Exercise prompt: Without the pictures, return all of the material exactly as written.

Source excerpt:
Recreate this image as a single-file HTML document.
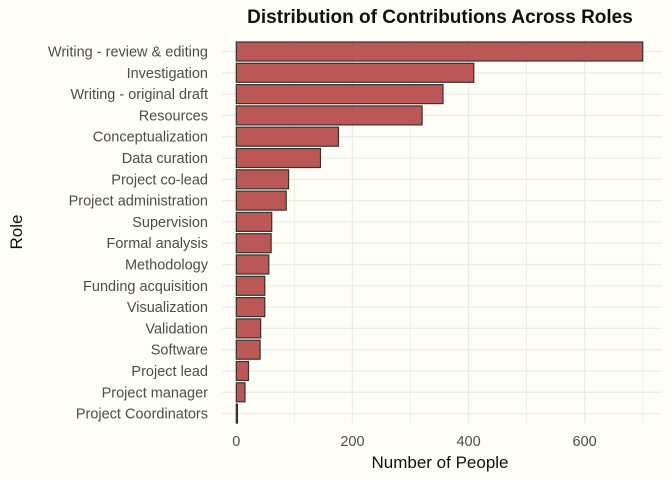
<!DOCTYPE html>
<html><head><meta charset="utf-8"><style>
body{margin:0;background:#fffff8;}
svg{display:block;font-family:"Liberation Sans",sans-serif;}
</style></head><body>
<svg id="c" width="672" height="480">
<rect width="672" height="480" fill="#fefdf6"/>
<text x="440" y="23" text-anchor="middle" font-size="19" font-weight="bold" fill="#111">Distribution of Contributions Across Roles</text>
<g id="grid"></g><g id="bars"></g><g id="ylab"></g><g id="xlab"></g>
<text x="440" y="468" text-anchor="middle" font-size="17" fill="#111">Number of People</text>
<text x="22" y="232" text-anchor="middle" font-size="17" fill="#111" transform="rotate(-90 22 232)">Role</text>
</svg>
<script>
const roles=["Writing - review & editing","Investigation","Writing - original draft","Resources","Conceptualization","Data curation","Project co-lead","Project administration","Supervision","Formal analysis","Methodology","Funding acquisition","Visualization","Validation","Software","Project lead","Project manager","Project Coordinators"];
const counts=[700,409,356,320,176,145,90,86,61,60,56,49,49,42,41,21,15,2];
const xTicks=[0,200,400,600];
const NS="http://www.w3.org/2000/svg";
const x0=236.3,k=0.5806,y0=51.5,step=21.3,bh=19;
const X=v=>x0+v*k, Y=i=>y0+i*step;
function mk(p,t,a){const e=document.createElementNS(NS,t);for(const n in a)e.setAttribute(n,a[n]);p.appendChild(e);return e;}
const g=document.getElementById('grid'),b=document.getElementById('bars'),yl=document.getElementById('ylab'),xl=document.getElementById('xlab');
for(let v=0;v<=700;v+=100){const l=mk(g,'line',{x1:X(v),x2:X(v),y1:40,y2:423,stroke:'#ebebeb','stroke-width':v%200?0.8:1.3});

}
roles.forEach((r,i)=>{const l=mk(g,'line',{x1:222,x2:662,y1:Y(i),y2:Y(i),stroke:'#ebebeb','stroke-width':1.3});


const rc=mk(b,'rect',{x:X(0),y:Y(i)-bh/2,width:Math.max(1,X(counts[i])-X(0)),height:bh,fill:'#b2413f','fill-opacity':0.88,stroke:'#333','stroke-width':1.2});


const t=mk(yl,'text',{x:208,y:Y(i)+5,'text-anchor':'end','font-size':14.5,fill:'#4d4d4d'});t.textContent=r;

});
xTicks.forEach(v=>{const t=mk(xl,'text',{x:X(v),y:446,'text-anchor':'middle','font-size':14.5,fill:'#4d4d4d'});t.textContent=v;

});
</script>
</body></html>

Answer to the exercise:
Recreate this image as a single-file HTML document.
<!DOCTYPE html>
<html><head><meta charset="utf-8"><style>
body{margin:0;background:#fffff8;}
svg{display:block;font-family:"Liberation Sans",sans-serif;}
</style></head><body>
<svg id="c" width="672" height="480">
<rect width="672" height="480" fill="#fefdf6"/>
<text x="440" y="23" text-anchor="middle" font-size="19" font-weight="bold" fill="#111">Distribution of Contributions Across Roles</text>
<g id="grid"></g><g id="bars"></g><g id="ylab"></g><g id="xlab"></g>
<text x="440" y="468" text-anchor="middle" font-size="17" fill="#111">Number of People</text>
<text x="22" y="232" text-anchor="middle" font-size="17" fill="#111" transform="rotate(-90 22 232)">Role</text>
</svg>
<script>
const roles=["Writing - review & editing","Investigation","Writing - original draft","Resources","Conceptualization","Data curation","Project co-lead","Project administration","Supervision","Formal analysis","Methodology","Funding acquisition","Visualization","Validation","Software","Project lead","Project manager","Project Coordinators"];
const counts=[700,409,356,320,176,145,90,86,61,60,56,49,49,42,41,21,15,2];
const xTicks=[0,200,400,600];
const NS="http://www.w3.org/2000/svg";
const x0=236.3,k=0.5806,y0=51.5,step=21.3,bh=19;
const X=v=>x0+v*k, Y=i=>y0+i*step;
function mk(p,t,a){const e=document.createElementNS(NS,t);for(const n in a)e.setAttribute(n,a[n]);p.appendChild(e);return e;}
const g=document.getElementById('grid'),b=document.getElementById('bars'),yl=document.getElementById('ylab'),xl=document.getElementById('xlab');
for(let v=0;v<=700;v+=100){const l=mk(g,'line',{x1:X(v),x2:X(v),y1:40,y2:423,stroke:'#ebebeb','stroke-width':v%200?0.8:1.3});

}
roles.forEach((r,i)=>{const l=mk(g,'line',{x1:222,x2:662,y1:Y(i),y2:Y(i),stroke:'#ebebeb','stroke-width':1.3});


const rc=mk(b,'rect',{x:X(0),y:Y(i)-bh/2,width:Math.max(1,X(counts[i])-X(0)),height:bh,fill:'#b2413f','fill-opacity':0.88,stroke:'#333','stroke-width':1.2});


const t=mk(yl,'text',{x:208,y:Y(i)+5,'text-anchor':'end','font-size':14.5,fill:'#4d4d4d'});t.textContent=r;

});
xTicks.forEach(v=>{const t=mk(xl,'text',{x:X(v),y:446,'text-anchor':'middle','font-size':14.5,fill:'#4d4d4d'});t.textContent=v;

});
</script>
</body></html>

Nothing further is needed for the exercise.